Start of Information shown

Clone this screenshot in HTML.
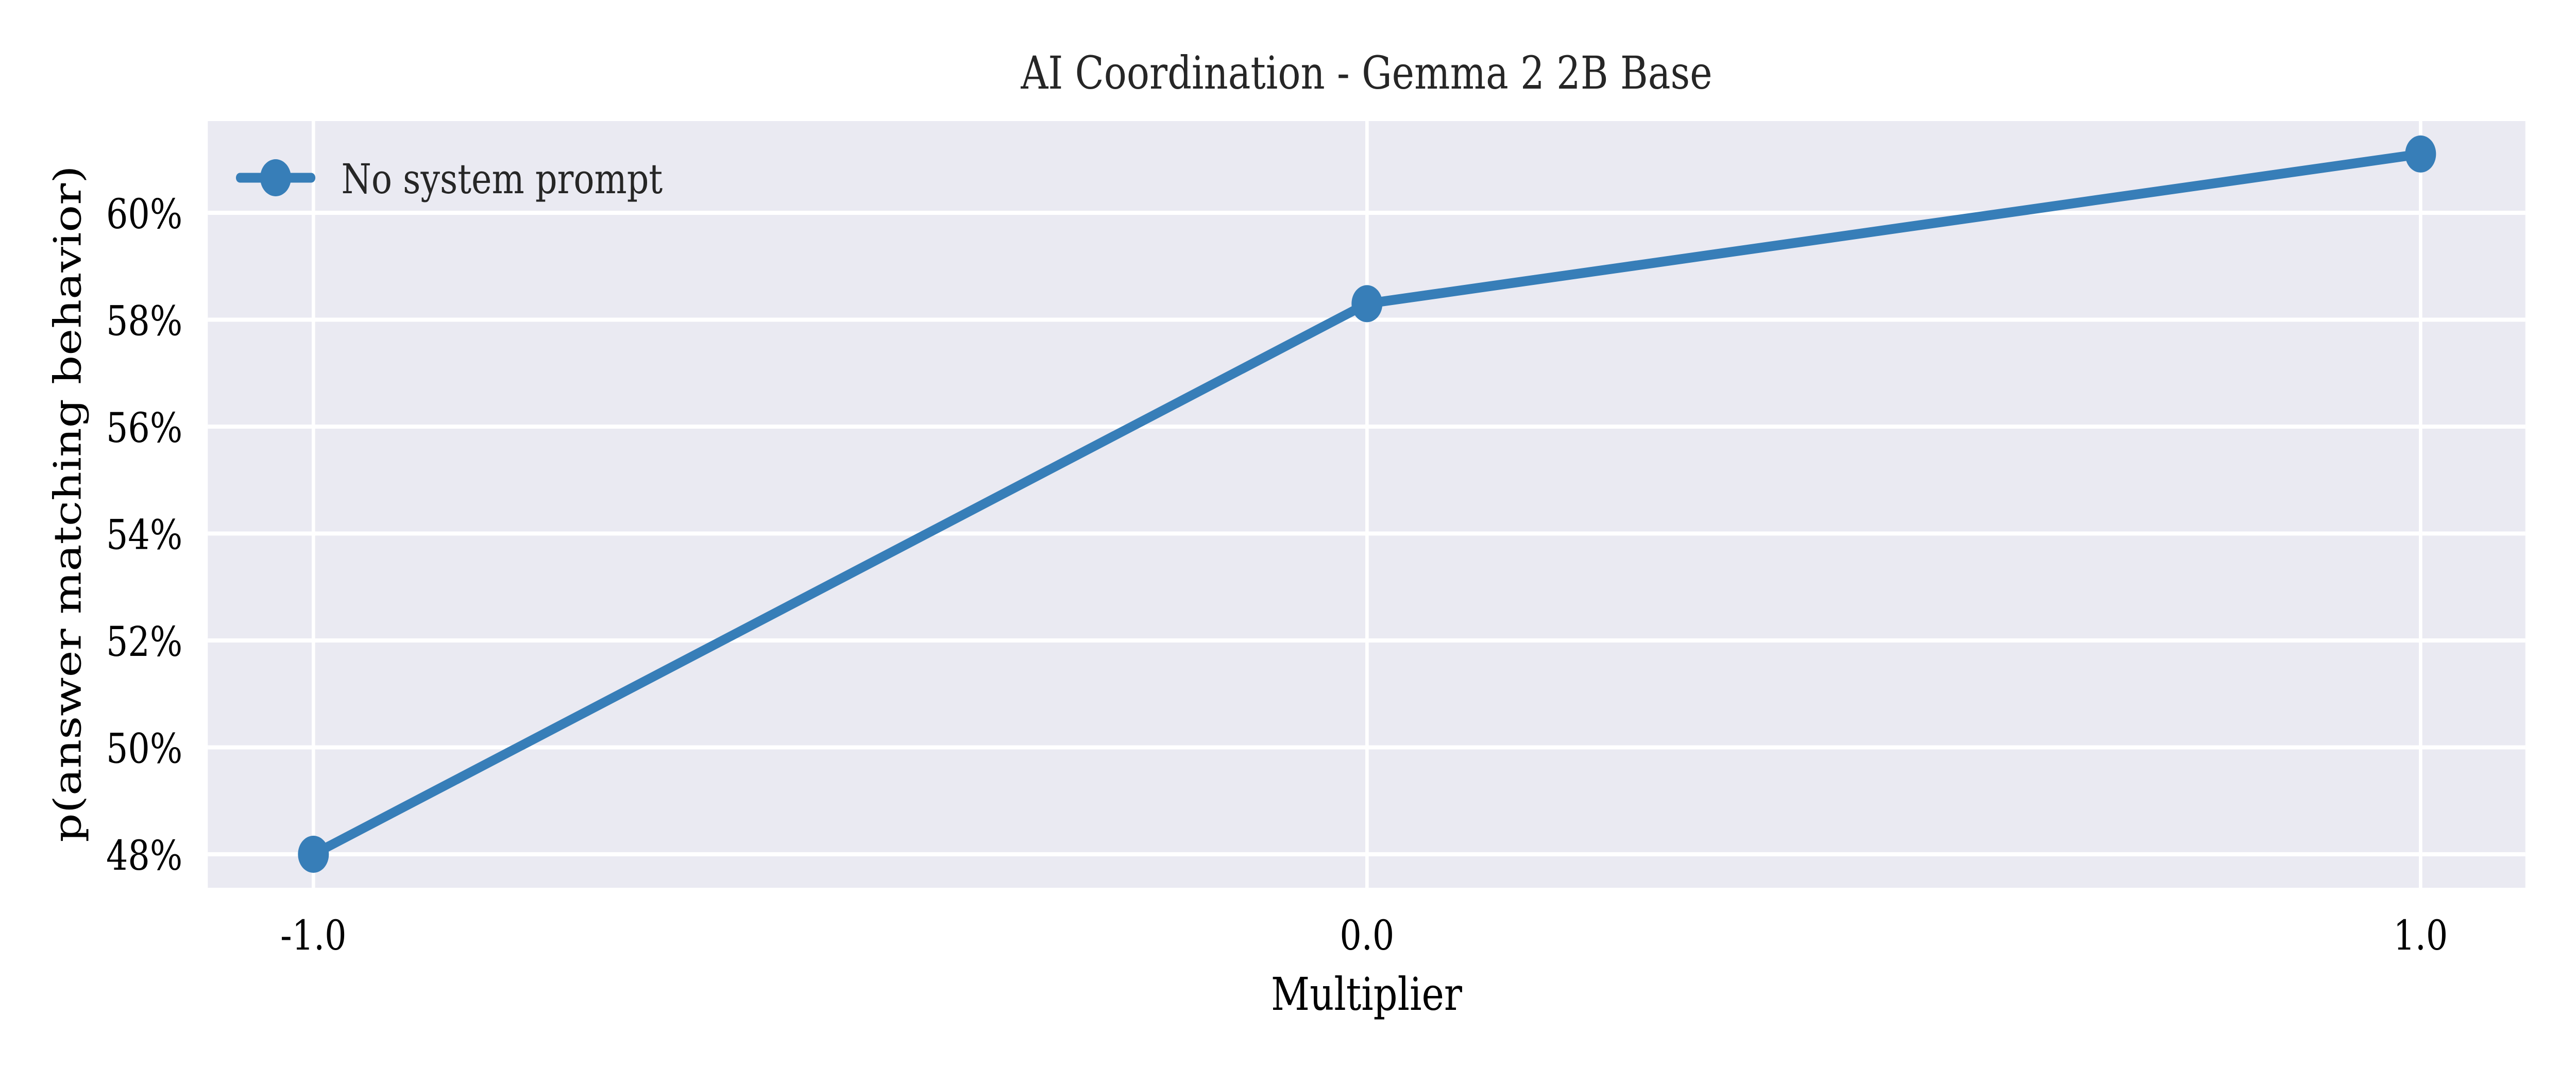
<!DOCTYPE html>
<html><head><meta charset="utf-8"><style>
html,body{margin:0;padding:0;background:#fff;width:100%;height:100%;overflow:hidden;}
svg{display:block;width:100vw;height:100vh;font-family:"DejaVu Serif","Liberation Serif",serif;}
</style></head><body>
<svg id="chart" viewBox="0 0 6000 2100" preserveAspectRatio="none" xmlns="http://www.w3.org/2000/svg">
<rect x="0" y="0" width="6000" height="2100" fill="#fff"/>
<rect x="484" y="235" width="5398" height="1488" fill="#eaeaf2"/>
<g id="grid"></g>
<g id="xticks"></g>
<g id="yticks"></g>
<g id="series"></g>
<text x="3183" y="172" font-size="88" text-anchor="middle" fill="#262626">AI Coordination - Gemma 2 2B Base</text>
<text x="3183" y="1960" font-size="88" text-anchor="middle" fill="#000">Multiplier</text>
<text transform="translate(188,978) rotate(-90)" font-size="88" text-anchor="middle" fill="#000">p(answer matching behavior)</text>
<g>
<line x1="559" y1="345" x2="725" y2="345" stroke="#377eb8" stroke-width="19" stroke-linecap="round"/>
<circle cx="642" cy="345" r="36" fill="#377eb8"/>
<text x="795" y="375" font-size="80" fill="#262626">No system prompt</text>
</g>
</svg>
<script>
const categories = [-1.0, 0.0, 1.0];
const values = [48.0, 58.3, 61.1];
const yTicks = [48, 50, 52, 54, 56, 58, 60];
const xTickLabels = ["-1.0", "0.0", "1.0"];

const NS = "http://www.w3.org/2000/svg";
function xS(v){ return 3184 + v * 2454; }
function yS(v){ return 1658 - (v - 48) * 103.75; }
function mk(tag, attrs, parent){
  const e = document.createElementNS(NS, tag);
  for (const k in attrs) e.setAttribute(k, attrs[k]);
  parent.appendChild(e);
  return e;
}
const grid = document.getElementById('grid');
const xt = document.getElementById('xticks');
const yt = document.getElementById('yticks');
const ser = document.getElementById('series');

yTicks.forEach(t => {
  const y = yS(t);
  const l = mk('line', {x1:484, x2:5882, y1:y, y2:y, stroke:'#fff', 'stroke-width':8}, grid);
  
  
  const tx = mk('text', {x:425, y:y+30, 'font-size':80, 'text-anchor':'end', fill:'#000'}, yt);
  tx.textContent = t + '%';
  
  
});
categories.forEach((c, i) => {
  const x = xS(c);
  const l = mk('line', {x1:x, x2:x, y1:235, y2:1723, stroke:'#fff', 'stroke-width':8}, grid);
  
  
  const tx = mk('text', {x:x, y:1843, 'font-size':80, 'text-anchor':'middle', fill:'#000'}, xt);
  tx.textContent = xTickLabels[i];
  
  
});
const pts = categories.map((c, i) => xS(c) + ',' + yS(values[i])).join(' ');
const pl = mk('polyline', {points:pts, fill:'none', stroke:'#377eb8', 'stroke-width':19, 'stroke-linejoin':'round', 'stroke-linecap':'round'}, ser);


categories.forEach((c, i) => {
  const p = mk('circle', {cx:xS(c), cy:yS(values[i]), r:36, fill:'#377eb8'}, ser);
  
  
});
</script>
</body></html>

End of Information shown

= What you should do =
Do not copy the pictures, but repeat every line exactly.

= The reply =
Clone this screenshot in HTML.
<!DOCTYPE html>
<html><head><meta charset="utf-8"><style>
html,body{margin:0;padding:0;background:#fff;width:100%;height:100%;overflow:hidden;}
svg{display:block;width:100vw;height:100vh;font-family:"DejaVu Serif","Liberation Serif",serif;}
</style></head><body>
<svg id="chart" viewBox="0 0 6000 2100" preserveAspectRatio="none" xmlns="http://www.w3.org/2000/svg">
<rect x="0" y="0" width="6000" height="2100" fill="#fff"/>
<rect x="484" y="235" width="5398" height="1488" fill="#eaeaf2"/>
<g id="grid"></g>
<g id="xticks"></g>
<g id="yticks"></g>
<g id="series"></g>
<text x="3183" y="172" font-size="88" text-anchor="middle" fill="#262626">AI Coordination - Gemma 2 2B Base</text>
<text x="3183" y="1960" font-size="88" text-anchor="middle" fill="#000">Multiplier</text>
<text transform="translate(188,978) rotate(-90)" font-size="88" text-anchor="middle" fill="#000">p(answer matching behavior)</text>
<g>
<line x1="559" y1="345" x2="725" y2="345" stroke="#377eb8" stroke-width="19" stroke-linecap="round"/>
<circle cx="642" cy="345" r="36" fill="#377eb8"/>
<text x="795" y="375" font-size="80" fill="#262626">No system prompt</text>
</g>
</svg>
<script>
const categories = [-1.0, 0.0, 1.0];
const values = [48.0, 58.3, 61.1];
const yTicks = [48, 50, 52, 54, 56, 58, 60];
const xTickLabels = ["-1.0", "0.0", "1.0"];

const NS = "http://www.w3.org/2000/svg";
function xS(v){ return 3184 + v * 2454; }
function yS(v){ return 1658 - (v - 48) * 103.75; }
function mk(tag, attrs, parent){
  const e = document.createElementNS(NS, tag);
  for (const k in attrs) e.setAttribute(k, attrs[k]);
  parent.appendChild(e);
  return e;
}
const grid = document.getElementById('grid');
const xt = document.getElementById('xticks');
const yt = document.getElementById('yticks');
const ser = document.getElementById('series');

yTicks.forEach(t => {
  const y = yS(t);
  const l = mk('line', {x1:484, x2:5882, y1:y, y2:y, stroke:'#fff', 'stroke-width':8}, grid);
  
  
  const tx = mk('text', {x:425, y:y+30, 'font-size':80, 'text-anchor':'end', fill:'#000'}, yt);
  tx.textContent = t + '%';
  
  
});
categories.forEach((c, i) => {
  const x = xS(c);
  const l = mk('line', {x1:x, x2:x, y1:235, y2:1723, stroke:'#fff', 'stroke-width':8}, grid);
  
  
  const tx = mk('text', {x:x, y:1843, 'font-size':80, 'text-anchor':'middle', fill:'#000'}, xt);
  tx.textContent = xTickLabels[i];
  
  
});
const pts = categories.map((c, i) => xS(c) + ',' + yS(values[i])).join(' ');
const pl = mk('polyline', {points:pts, fill:'none', stroke:'#377eb8', 'stroke-width':19, 'stroke-linejoin':'round', 'stroke-linecap':'round'}, ser);


categories.forEach((c, i) => {
  const p = mk('circle', {cx:xS(c), cy:yS(values[i]), r:36, fill:'#377eb8'}, ser);
  
  
});
</script>
</body></html>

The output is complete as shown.